Adverse events were rare in the 1,396 patients who received a total of several thousand intravitreal injections. Moreover, some adverse events are the result of the procedure (endophthalmitis, retinal detachment, cataract progression), others are mild (vitritis), or an event may also occur as a result of the natural course of AMD itself or with other therapies such as photodynamic therapy and ranibizumab [14, 24]. Although the reported thromboembolic events could have been caused by bevacizumab, the time frame between injection and the event, the presence of additional risk factors, the age of the population, or the increased risk of cardiovascular diseases in patients with AMD make this less likely. On the other hand, patients at risk of a thrombo-embolic event were excluded in some studies.
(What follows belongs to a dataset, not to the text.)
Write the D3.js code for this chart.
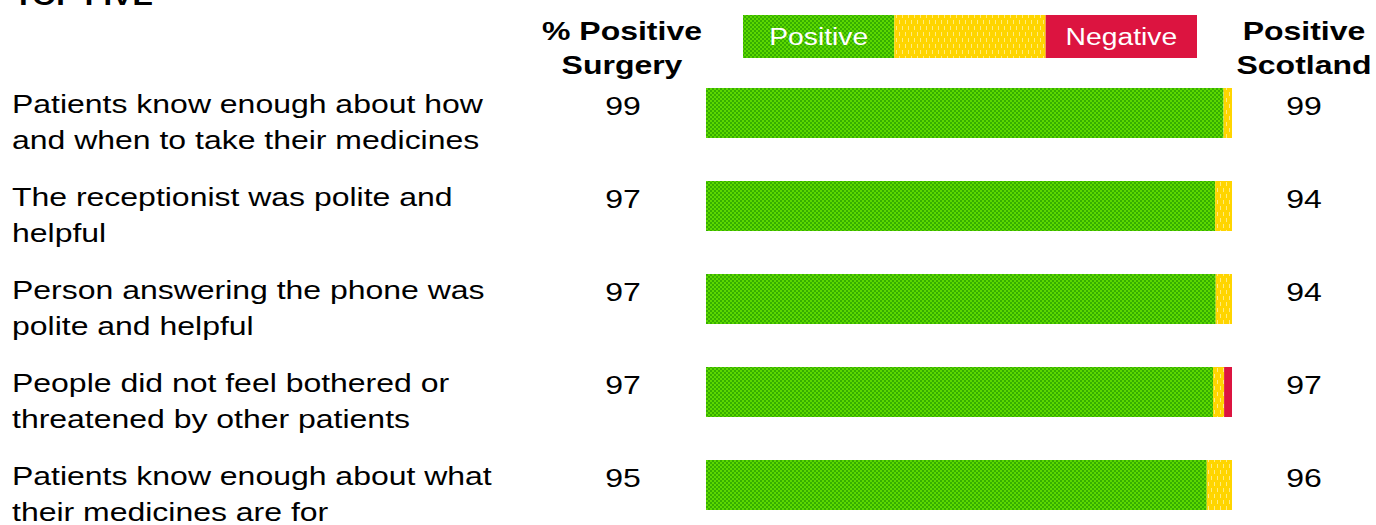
<!DOCTYPE html>
<html>
<head>
<meta charset="utf-8">
<script src="https://cdn.jsdelivr.net/npm/d3@7"></script>
<style>
  body { margin: 0; background: #fff; }
  svg { display: block; font-family: "Liberation Sans", Arial, sans-serif; }
</style>
</head>
<body>
<div id="chart"></div>
<script>
// questions, two lines each
const questions = [
  ["Patients know enough about how", "and when to take their medicines"],
  ["The receptionist was polite and", "helpful"],
  ["Person answering the phone was", "polite and helpful"],
  ["People did not feel bothered or", "threatened by other patients"],
  ["Patients know enough about what", "their medicines are for"]
]
const positive = [98.4, 96.8, 96.9, 96.4, 95.2]
const neutral = [1.6, 3.2, 3.1, 2.1, 4.8]
const negative = [0, 0, 0, 1.5, 0]
const surgeryLabel = ["99", "97", "97", "97", "95"]
const scotlandLabel = ["99", "94", "94", "97", "96"]
const legendKeys = ["Positive", "Neutral", "Negative"]
const legendText = ["Positive", "", "Negative"]

const width = 1376, height = 525
const sx = 1.23 // source picture is stretched sideways

const svg = d3.select("#chart").append("svg")
  .attr("width", width)
  .attr("height", height)

// fills
const defs = svg.append("defs")
const pg = defs.append("pattern").attr("id", "pGreen")
  .attr("width", 4).attr("height", 4).attr("patternUnits", "userSpaceOnUse")
pg.append("rect").attr("width", 4).attr("height", 4).attr("fill", "#5cd800")
pg.append("rect").attr("width", 2).attr("height", 2).attr("fill", "#36ae00")
pg.append("rect").attr("x", 2).attr("y", 2).attr("width", 2).attr("height", 2).attr("fill", "#36ae00")

const py = defs.append("pattern").attr("id", "pYellow")
  .attr("width", 6).attr("height", 12).attr("patternUnits", "userSpaceOnUse")
py.append("rect").attr("width", 6).attr("height", 12).attr("fill", "#ffd500")
py.append("rect").attr("x", 2).attr("y", 2).attr("width", 1).attr("height", 4).attr("fill", "#ffeb80")
py.append("rect").attr("x", 5).attr("y", 8).attr("width", 1).attr("height", 4).attr("fill", "#ffeb80")

const fills = { Positive: "url(#pGreen)", Neutral: "url(#pYellow)", Negative: "#dc1440" }

// scales
const x = d3.scaleLinear().domain([0, 100]).range([706, 1232])
const y = d3.scaleBand().domain(d3.range(questions.length)).range([45, 553]).padding(43 / 93)

// stacked data
const rows = questions.map((q, i) => ({ Positive: positive[i], Neutral: neutral[i], Negative: negative[i], i }))
const stack = d3.stack().keys(legendKeys)(rows)

svg.append("g").selectAll("g")
  .data(stack)
  .join("g")
  .attr("fill", d => fills[d.key])
  .selectAll("rect")
  .data(d => d)
  .join("rect")
  .attr("x", d => x(d[0]))
  .attr("y", d => y(d.data.i))
  .attr("width", d => x(d[1]) - x(d[0]))
  .attr("height", y.bandwidth())

// stretched text helper
function sText(g, tx, ty, str, anchor, size, weight, fill) {
  g.append("text")
    .attr("transform", `translate(${tx},${ty}) scale(${sx},1)`)
    .attr("text-anchor", anchor)
    .attr("font-size", size)
    .attr("font-weight", weight || "normal")
    .attr("fill", fill || "#000")
    .text(str)
}

const txt = svg.append("g")

// title, mostly cut off at the top
sText(txt, 14, 5, "TOP FIVE", "start", 25, "bold")

// column heads
sText(txt, 622, 40, "% Positive", "middle", 26, "bold")
sText(txt, 622, 74, "Surgery", "middle", 26, "bold")
sText(txt, 1304, 40, "Positive", "middle", 26, "bold")
sText(txt, 1304, 74, "Scotland", "middle", 26, "bold")

// legend
const lx = d3.scaleBand().domain(legendKeys).range([743, 1197])
const leg = svg.append("g")
leg.selectAll("rect")
  .data(legendKeys)
  .join("rect")
  .attr("x", d => lx(d))
  .attr("y", 15)
  .attr("width", lx.bandwidth())
  .attr("height", 43)
  .attr("fill", d => fills[d])
legendKeys.forEach((k, i) => {
  if (legendText[i]) sText(leg, lx(k) + lx.bandwidth() / 2, 45, legendText[i], "middle", 23, "normal", "#fff")
})

// rows
questions.forEach((q, i) => {
  const top = y(i)
  sText(txt, 12, top + 25, q[0], "start", 26)
  sText(txt, 12, top + 61, q[1], "start", 26)
  sText(txt, 623, top + 27, surgeryLabel[i], "middle", 26)
  sText(txt, 1304, top + 27, scotlandLabel[i], "middle", 26)
})
</script>
</body>
</html>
These results confirm the results of an internet surveillance program in which the follow-up for adverse events in 5,228 patients and 7,113 intravitreal injections with bevacizumab from 70 centres in 12 countries was reported [20]. Adverse events reported were corneal abrasion, lens injury, endophthalmitis, retinal detachment, inflammation or uveitis, cataract progression, acute vision loss, central retinal artery occlusion, subretinal haemorrhage, retinal pigment epithelium tears, blood-pressure elevation, transient ischaemic attack, cerebrovascular accident and death. None of the adverse event rates exceeded 0.21% [22]. These results are also confirmed by a 12-month follow-up study of 1,265 consecutive patients with various diagnoses, including exudative AMD, who received 4,303 intravitreal injections of bevacizumab [46]. Systemic adverse events occurred in eighteen patients (1.5%). These were: acute elevation of blood pressure (0.59%), cerebrovascular accidents (0.5%), myocardial infarction (0.4%), iliac artery aneurysms (0.17%), toe amputation (0.17%) and deaths (0.4%). Ocular adverse events were bacterial endophthalmitis (0.16%), tractional retinal detachment (0.16%), uveitis (0.09%), rhegmatogenous retinal detachment (0.02%) and vitreous haemorrhage. Some of the adverse events may have been the result of the underlying disease. The type and incidence of the reported adverse events in the bevacizumab studies does not seem to be very different from the reported type and incidence from two large RCTs of ranibizumab [12, 38]. The frequency of injections in the two ranibizumab RCTs was monthly for a period of 1 year, while in the studies included in this review only a single intravitreal injection, or three monthly injections with or without repeated injections were given. This treatment will ultimately lead to fewer injection-related adverse events in the latter case.

It is known that Snellen and ETDRS visual acuities don’t match exactly. One shortcoming of this review, therefore, was that Snellen acuities as reported in the various studies were converted to ETDRS scores using a conversion of 0.1 logmar (one Snellen line) to 5 ETDRS letters (one ETDRS line). On the other hand, for patients with macular degeneration in the lower vision range, it was recently shown that visual acuity measurement with Snellen charts may underestimate VA as compared to measurements with ETDRS charts [19]. This implies that the visual acuity results of this systematic review, which included several studies using Snellen charts only, may underestimate visual acuity improvement after bevacizumab as compared to the ETDRS assessments in the ranibizumab trials. [20]

We conclude that bevacizumab is effective in improving VA in exudative AMD, and that its effect is likely to be equivalent to ranibizumab. According to current reports severe adverse events for bevacizumab are rare in the short term.